My favorite, however, is the most recent which is dirty diapers sitting on top of the pile when I got downstairs to start a load of laundry this morning.
I guess he just figures everything needs to go down the laundry shoot.
TG he is too big or I think he would try to send himself down!!!!
On Saturday - he wanted to go PLAY! My husband steps out back to check to see how wet the grass is, shutting the sliding glass door behind him, and after three steps hears "click". Hubby turns back and walks back to the door. He attempted to open it. Roo had locked it.
Hubby had his keys.
The phone call I got was "YOUR son!"
Max spent last night as his grandparent's house. And so, of course, when he came home, I gave him a hug and a big kiss on the cheek.

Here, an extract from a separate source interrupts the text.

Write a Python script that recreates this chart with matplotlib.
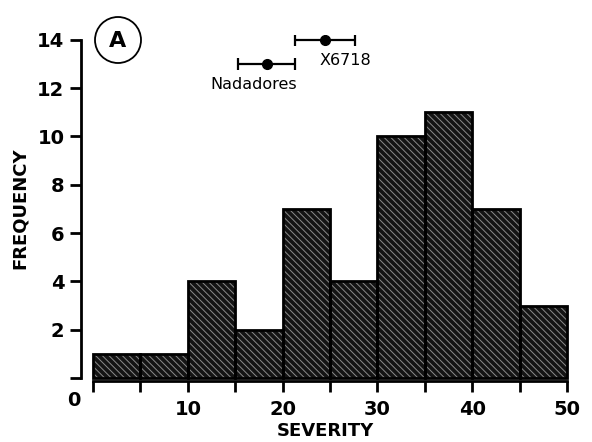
import matplotlib.pyplot as plt
from matplotlib.patches import Ellipse

# histogram data
bin_left = [0, 5, 10, 15, 20, 25, 30, 35, 40, 45]
counts = [1, 1, 4, 2, 7, 4, 10, 11, 7, 3]
bin_width = 5

# parent lines (mean with range)
parents = ["Nadadores", "X6718"]
parent_mean = [18.3, 24.5]
parent_lo = [15.3, 21.3]
parent_hi = [21.3, 27.6]
parent_y = [13, 14]

x_ticks = [0, 5, 10, 15, 20, 25, 30, 35, 40, 45, 50]
x_labels = ["", "", "10", "", "20", "", "30", "", "40", "", "50"]
y_ticks = [0, 2, 4, 6, 8, 10, 12, 14]
y_labels = ["", "2", "4", "6", "8", "10", "12", "14"]

plt.rcParams['font.family'] = ['DejaVu Sans']
plt.rcParams['hatch.linewidth'] = 0.7

fig = plt.figure(figsize=(5.92, 4.42), dpi=100)
ax = fig.add_axes([81 / 592, 1 - 380.5 / 442, 488 / 592, 345.5 / 442])

# dark hatched fill, then black outline on top
ax.bar(bin_left, counts, width=bin_width, align='edge', color='#141414',
       edgecolor='#8a8a8a', hatch='\\\\\\\\\\', linewidth=0)
ax.bar(bin_left, counts, width=bin_width, align='edge', fill=False,
       edgecolor='black', linewidth=2)

# parent means with ranges
for name, m, lo, hi, yy in zip(parents, parent_mean, parent_lo, parent_hi, parent_y):
    ax.errorbar(m, yy, xerr=[[m - lo], [hi - m]], fmt='o', color='black',
                ms=7, elinewidth=1.6, capsize=4, capthick=1.6)
ax.text(16.9, 12.45, parents[0], ha='center', va='top', fontsize=11.5)
ax.text(26.6, 13.45, parents[1], ha='center', va='top', fontsize=11.5)

ax.set_xlim(-1.27, 50.2)
ax.set_ylim(-0.1, 14.2)

for s in ['top', 'right']:
    ax.spines[s].set_visible(False)
ax.spines['left'].set_bounds(0, 14)
ax.spines['bottom'].set_bounds(0, 50)
ax.spines['left'].set_linewidth(2)
ax.spines['bottom'].set_linewidth(2)

ax.set_xticks(x_ticks)
ax.set_xticklabels(x_labels)
ax.set_yticks(y_ticks)
ax.set_yticklabels(y_labels)
ax.tick_params(direction='out', length=8, width=2, labelsize=14)
ax.tick_params(axis='x', pad=6)
ax.tick_params(axis='y', pad=4)
for lab in ax.get_xticklabels() + ax.get_yticklabels():
    lab.set_fontweight('bold')

# shared origin label
ax.text(-2.0, -0.55, "0", ha='center', va='top', fontsize=14, fontweight='bold')

ax.set_xlabel("SEVERITY", fontsize=13, fontweight='bold', labelpad=2)
ax.set_ylabel("FREQUENCY", fontsize=13, fontweight='bold', labelpad=6)

# panel marker
circ = Ellipse((118 / 592, 1 - 40 / 442), 46 / 592, 46 / 442, transform=fig.transFigure,
               fill=False, edgecolor='black', linewidth=1.3)
fig.patches.append(circ)
fig.text(118 / 592, 1 - 41 / 442, "A", ha='center', va='center', fontsize=16,
         fontweight='bold')

fig.savefig("out.png", dpi=100)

Right after this, he started marching around the living-room and chanting, "Mommy is gross!"
Little boys are so sweet.
I thought he couldn't top the "Speed Racer" comment this week but I think he may have with this one...
He's been sick with strep - and he's been lethargic and all that goes with it.
I put him to bed last night at 9:15 pm. For the next two hours I hear him bouncing around on his bed, singing, talking and the like. I tell my hub he is doing this and hub didn't believe me until he turned on the monitor and heard him.
At 11 pm I decide enough is enough as his older sibs have been asleep for a while. I go up the stairs and down the hall to his room. All is suddenly quiet.
I opened his door. I hear him throw himself down on his bed and he starts making a fake snoring noise "honk shew, honk shew".
I walk over to his bed, check his diaper, and tell him to knock it off and go to sleep. I cover him up. He is giggling.
After I left the room, I heard no further noise.
But the whole fake snore when he was caught playing two hours after being put to bed was just fantastic.
I didn't laugh until I was back downstairs and I could do so quietly.
Clearly my toddler has seen one too many Speed Racer commercials when he says to me from his car seat "Speed Racer, slow down" as I take a curve in the road.